Sunday, May 26, 2013
For
Queen and Country
A soldier dies in London, hacked to pieces
by two extremists. It is horrific. It is in broad daylight. The killers display
a crazed imperturbability to the hand held cameras of ordinary passers-by. A
woman bravely accosts them. Police arrive and shoot and injure them before they
themselves are attacked. The media circus follows. The soldier’s family are put
on camera in their desperate grief. Every news broadcast takes the viewer to
the growing mounds of flowers and tributes. Politicians talk of terror. Low-tech
attacks like these cannot be prevented. We are all in danger. We should be
afraid.

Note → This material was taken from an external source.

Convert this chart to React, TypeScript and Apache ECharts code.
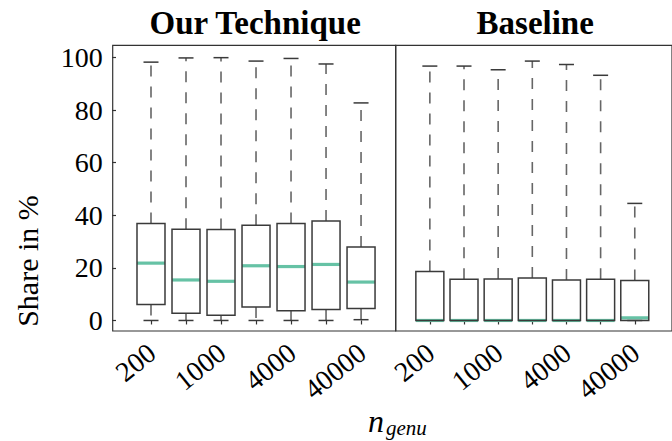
import React, { useEffect, useRef } from "react";
import * as echarts from "echarts";

// Category labels (unlabeled intermediate ticks are empty strings)
const categories = ["200", "", "1000", "", "4000", "", "40000"];
const yTicks = [0, 20, 40, 60, 80, 100];
const panelTitles = ["Our Technique", "Baseline"];
const yAxisTitle = "Share in %";

// Our Technique box statistics (%)
const oursLow = [0, 0, 0, 0, 0, 0, 0.3];
const oursQ1 = [6.1, 2.7, 2.0, 5.1, 3.7, 4.2, 4.6];
const oursMed = [21.8, 15.4, 14.9, 20.8, 20.5, 21.3, 14.6];
const oursQ3 = [36.9, 34.7, 34.6, 36.2, 36.9, 37.8, 27.9];
const oursHigh = [98.2, 99.8, 99.9, 98.6, 99.6, 97.5, 82.7];

// Baseline box statistics (%)
const baseLow = [0, 0, 0, 0, 0, 0, 0];
const baseQ1 = [0, 0, 0, 0, 0, 0, 0];
const baseMed = [0, 0, 0, 0, 0, 0, 1.0];
const baseQ3 = [18.6, 15.7, 15.8, 16.1, 15.4, 15.7, 15.2];
const baseHigh = [96.7, 96.7, 95.3, 98.6, 97.3, 93.2, 44.5];

const FONT = "Liberation Serif, serif";
const LABEL_SHIFT = 0.28; // rotated-label anchor shift, in category units

function buildRows(low: number[], q1: number[], med: number[], q3: number[], high: number[]) {
  return categories.map((_, i) => [i + 1, low[i], q1[i], med[i], q3[i], high[i]]);
}

function renderBox(params: any, api: any) {
  const x = api.value(0);
  const pLow = api.coord([x, api.value(1)]);
  const pQ1 = api.coord([x, api.value(2)]);
  const pMed = api.coord([x, api.value(3)]);
  const pQ3 = api.coord([x, api.value(4)]);
  const pHigh = api.coord([x, api.value(5)]);
  const cx = pMed[0];
  const half = 14;
  const capHalf = 7.5;
  const whisker = { stroke: "#666", lineWidth: 1.6, lineDash: [11, 10] };
  const dark = { stroke: "#3a3a3a", lineWidth: 1.5 };
  return {
    type: "group",
    children: [
      { type: "line", shape: { x1: cx, y1: pQ3[1], x2: cx, y2: pHigh[1] }, style: whisker },
      { type: "line", shape: { x1: cx, y1: pQ1[1], x2: cx, y2: pLow[1] }, style: whisker },
      { type: "line", shape: { x1: cx - capHalf, y1: pHigh[1], x2: cx + capHalf, y2: pHigh[1] }, style: dark },
      { type: "line", shape: { x1: cx - capHalf, y1: pLow[1], x2: cx + capHalf, y2: pLow[1] }, style: dark },
      { type: "line", shape: { x1: cx - half, y1: pMed[1], x2: cx + half, y2: pMed[1] }, style: { stroke: "#66c2a5", lineWidth: 3.2 } },
      {
        type: "rect",
        shape: { x: cx - half, y: pQ3[1], width: 2 * half, height: pQ1[1] - pQ3[1] },
        style: { fill: "none", ...dark },
      },
    ],
  };
}

const GRID_TOP = 45.3;
const GRID_H = 285.7;
const P1_LEFT = 112.7;
const P2_LEFT = 395.7;
const GRID_W = 283;

export default function App() {
  const ref = useRef<HTMLDivElement>(null);
  useEffect(() => {
    if (!ref.current) return;
    const chart = echarts.init(ref.current, null, { renderer: "svg" });
    const positions = categories.map((_, i) => i + 1);
    const labelPositions = positions.filter((v) => categories[v - 1] !== "").map((v) => v + LABEL_SHIFT);
    const xAxisCommon = (gridIndex: number, min: number, max: number) => ({
      type: "value",
      gridIndex,
      min,
      max,
      splitLine: { show: false },
      axisLine: { show: false },
      axisTick: {
        show: true,
        length: 4,
        lineStyle: { color: "#333", width: 1.2 },
        customValues: positions,
      },
      axisLabel: {
        show: true,
        rotate: 39,
        margin: 29,
        verticalAlign: "bottom",
        fontFamily: FONT,
        fontSize: 28,
        color: "#000",
        customValues: labelPositions,
        formatter: (v: number) => categories[Math.round(v - LABEL_SHIFT) - 1] ?? "",
      },
    });
    const yAxisCommon = (gridIndex: number, showLabels: boolean) => ({
      type: "value",
      gridIndex,
      min: -4,
      max: 104.6,
      splitLine: { show: false },
      axisLine: { show: false },
      axisTick: {
        show: showLabels,
        length: 4,
        lineStyle: { color: "#333", width: 1.2 },
        customValues: yTicks,
      },
      axisLabel: {
        show: showLabels,
        margin: 10,
        fontFamily: FONT,
        fontSize: 28,
        color: "#000",
        customValues: yTicks,
      },
    });
    chart.setOption({
      animation: false,
      textStyle: { fontFamily: FONT },
      grid: [
        { left: P1_LEFT, top: GRID_TOP, width: GRID_W, height: GRID_H, show: true, borderColor: "#333", borderWidth: 1.2, backgroundColor: "transparent" },
        { left: P2_LEFT, top: GRID_TOP, width: GRID_W, height: GRID_H, show: true, borderColor: "#333", borderWidth: 1.2, backgroundColor: "transparent" },
      ],
      xAxis: [xAxisCommon(0, -0.094, 7.99), xAxisCommon(1, 0, 8.09)],
      yAxis: [yAxisCommon(0, true), yAxisCommon(1, false)],
      series: [
        {
          type: "custom",
          xAxisIndex: 0,
          yAxisIndex: 0,
          renderItem: renderBox,
          encode: { x: 0, y: [1, 2, 3, 4, 5] },
          data: buildRows(oursLow, oursQ1, oursMed, oursQ3, oursHigh),
        },
        {
          type: "custom",
          xAxisIndex: 1,
          yAxisIndex: 1,
          renderItem: renderBox,
          encode: { x: 0, y: [1, 2, 3, 4, 5] },
          data: buildRows(baseLow, baseQ1, baseMed, baseQ3, baseHigh),
        },
      ],
      graphic: [
        {
          type: "text",
          x: P1_LEFT + GRID_W / 2 + 1,
          y: 23,
          style: { text: panelTitles[0], fontFamily: FONT, fontWeight: "bold", fontSize: 33, fill: "#000", align: "center", verticalAlign: "middle" },
        },
        {
          type: "text",
          x: P2_LEFT + GRID_W / 2 - 2,
          y: 23,
          style: { text: panelTitles[1], fontFamily: FONT, fontWeight: "bold", fontSize: 33, fill: "#000", align: "center", verticalAlign: "middle" },
        },
        {
          type: "text",
          x: 27,
          y: 261,
          rotation: Math.PI / 2,
          style: { text: yAxisTitle, fontFamily: FONT, fontSize: 30, fill: "#000", align: "center", verticalAlign: "middle" },
        },
        {
          type: "text",
          x: 368,
          y: 421,
          style: { text: "n", fontFamily: FONT, fontStyle: "italic", fontSize: 32, fill: "#000", align: "left", verticalAlign: "middle" },
        },
        {
          type: "text",
          x: 386,
          y: 428,
          style: { text: "genu", fontFamily: FONT, fontStyle: "italic", fontSize: 21, fill: "#000", align: "left", verticalAlign: "middle" },
        },
      ],
    });
    return () => chart.dispose();
  }, []);
  return <div ref={ref} style={{ position: "absolute", left: 0, top: 0, width: 672, height: 441 }} />;
}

Now the Home Secretary wants to reintroduce a snoopers’ charter which
will enable everyone to be watched, followed, have his or her privacy
undermined. The dead man fought for Queen and country in one of the most
unpopular wars imaginable. Britain is in Afghanistan supporting its corrupt
government. Britain is in Iraq where the toppling of a tyrant has led to
vicious tribal war and the disintegration of its society because Britain and
its allies did nothing about ensuring peaceful transition after the dictator
died, having first supplied it with arms like most countries in the war torn
Middle East. The death of the soldier helps the government. Cameron talks about
the country being stronger for the murder, united against terrorism. He can
project himself as the resolute leader. Still the media roll the images. The
dead soldier’s town. The priest at his memorial service talking about the local
lad who fought for Queen and country and who died on the streets outside his
barracks. The poor man suffered his death in the worst circumstances imaginable
but it was never going to be a personal tragedy. It was going to become
something else, a cynical opportunity to raise a population’s defiance, an
opportunity to divert their thoughts from the dead soldier’s fellow men and
women who are being killed overseas every day in wars that could never be won
and where the civilians' obscene death toll continually mounts. An opportunity for
manipulation. An opportunity to rewrite history, gloss it over, emphasise what
a democratic country Britain is and how just, therefore, must be its overseas
campaigns. An opportunity to get people onside. To induce support for the military. To deflect focus away from the political establishment.